> [Goal of the exercise]: Type out the complete listing below word for word, without its pictures.
^^^^^^^^
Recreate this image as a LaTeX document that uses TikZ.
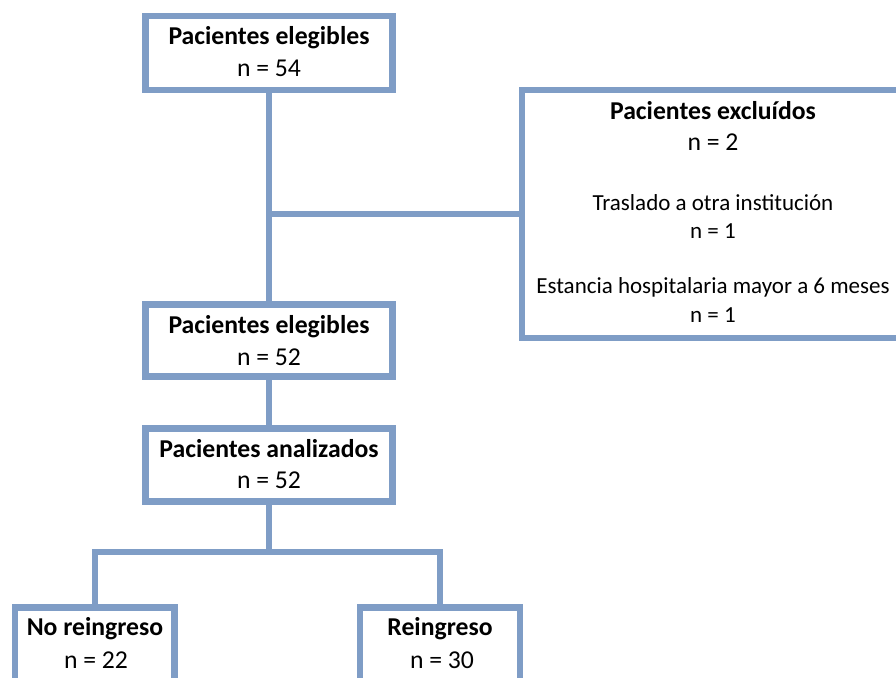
\documentclass[tikz,border=0pt]{standalone}
\usepackage{fontspec}
\setmainfont{Carlito}
\definecolor{boxblue}{HTML}{7F9DC6}
\begin{document}
\begin{tikzpicture}[x=1pt,y=-1pt,
  box/.style={draw=boxblue,line width=6.5pt,fill=white,rectangle,inner sep=0pt},
  conn/.style={draw=boxblue,line width=6.5pt},
  hd/.style={anchor=base,inner sep=0pt,font=\fontsize{25.7}{30}\selectfont\bfseries},
  nn/.style={anchor=base,inner sep=0pt,font=\fontsize{25.7}{30}\selectfont},
  sm/.style={anchor=base,inner sep=0pt,font=\fontsize{23}{28}\selectfont}]
\useasboundingbox (0,0) rectangle (896,677);
\clip (0,0) rectangle (896,677);
% boxes
\node[box,minimum width=247pt,minimum height=74pt] (b1) at (269,53) {};
\node[box,minimum width=247pt,minimum height=72pt] (b2) at (269,340.5) {};
\node[box,minimum width=247pt,minimum height=73pt] (b3) at (269,465) {};
\node[box,minimum width=382pt,minimum height=248pt] (ex) at (713,214) {};
\node[box,minimum width=159.5pt,minimum height=140pt] (no) at (94.75,677.5) {};
\node[box,minimum width=160pt,minimum height=140pt] (re) at (440,677.5) {};
% connectors
\coordinate (br) at (269,214);
\coordinate (j) at (269,552);
\draw[conn] (b1.south) -- (b2.north);
\draw[conn] (br) -- (ex.west);
\draw[conn] (b2.south) -- (b3.north);
\draw[conn] (b3.south) -- (j);
\draw[conn] (no.north) |- (j) -| (re.north);
% texts
\node[hd] (t1a) at (269,45) {Pacientes elegibles};
\node[nn] (t1b) at (269,77) {n = 54};
\node[hd] (tea) at (713,119) {Pacientes excluídos};
\node[nn] (teb) at (713,150) {n = 2};
\node[sm] (tec) at (713,210) {Traslado a otra institución};
\node[sm] (ted) at (713,238) {n = 1};
\node[sm] (tee) at (713,293) {Estancia hospitalaria mayor a 6 meses};
\node[sm] (tef) at (713,322) {n = 1};
\node[hd] (t2a) at (269,333) {Pacientes elegibles};
\node[nn] (t2b) at (269,365) {n = 52};
\node[hd] (t3a) at (269,457) {Pacientes analizados};
\node[nn] (t3b) at (269,488) {n = 52};
\node[hd] (t4a) at (95,635) {No reingreso};
\node[nn] (t4b) at (96,668) {n = 22};
\node[hd] (t5a) at (440,635) {Reingreso};
\node[nn] (t5b) at (442,668) {n = 30};
\end{tikzpicture}
\end{document}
^^^^^^^^
> [Complete output]:
Recreate this image as a LaTeX document that uses TikZ.
\documentclass[tikz,border=0pt]{standalone}
\usepackage{fontspec}
\setmainfont{Carlito}
\definecolor{boxblue}{HTML}{7F9DC6}
\begin{document}
\begin{tikzpicture}[x=1pt,y=-1pt,
  box/.style={draw=boxblue,line width=6.5pt,fill=white,rectangle,inner sep=0pt},
  conn/.style={draw=boxblue,line width=6.5pt},
  hd/.style={anchor=base,inner sep=0pt,font=\fontsize{25.7}{30}\selectfont\bfseries},
  nn/.style={anchor=base,inner sep=0pt,font=\fontsize{25.7}{30}\selectfont},
  sm/.style={anchor=base,inner sep=0pt,font=\fontsize{23}{28}\selectfont}]
\useasboundingbox (0,0) rectangle (896,677);
\clip (0,0) rectangle (896,677);
% boxes
\node[box,minimum width=247pt,minimum height=74pt] (b1) at (269,53) {};
\node[box,minimum width=247pt,minimum height=72pt] (b2) at (269,340.5) {};
\node[box,minimum width=247pt,minimum height=73pt] (b3) at (269,465) {};
\node[box,minimum width=382pt,minimum height=248pt] (ex) at (713,214) {};
\node[box,minimum width=159.5pt,minimum height=140pt] (no) at (94.75,677.5) {};
\node[box,minimum width=160pt,minimum height=140pt] (re) at (440,677.5) {};
% connectors
\coordinate (br) at (269,214);
\coordinate (j) at (269,552);
\draw[conn] (b1.south) -- (b2.north);
\draw[conn] (br) -- (ex.west);
\draw[conn] (b2.south) -- (b3.north);
\draw[conn] (b3.south) -- (j);
\draw[conn] (no.north) |- (j) -| (re.north);
% texts
\node[hd] (t1a) at (269,45) {Pacientes elegibles};
\node[nn] (t1b) at (269,77) {n = 54};
\node[hd] (tea) at (713,119) {Pacientes excluídos};
\node[nn] (teb) at (713,150) {n = 2};
\node[sm] (tec) at (713,210) {Traslado a otra institución};
\node[sm] (ted) at (713,238) {n = 1};
\node[sm] (tee) at (713,293) {Estancia hospitalaria mayor a 6 meses};
\node[sm] (tef) at (713,322) {n = 1};
\node[hd] (t2a) at (269,333) {Pacientes elegibles};
\node[nn] (t2b) at (269,365) {n = 52};
\node[hd] (t3a) at (269,457) {Pacientes analizados};
\node[nn] (t3b) at (269,488) {n = 52};
\node[hd] (t4a) at (95,635) {No reingreso};
\node[nn] (t4b) at (96,668) {n = 22};
\node[hd] (t5a) at (440,635) {Reingreso};
\node[nn] (t5b) at (442,668) {n = 30};
\end{tikzpicture}
\end{document}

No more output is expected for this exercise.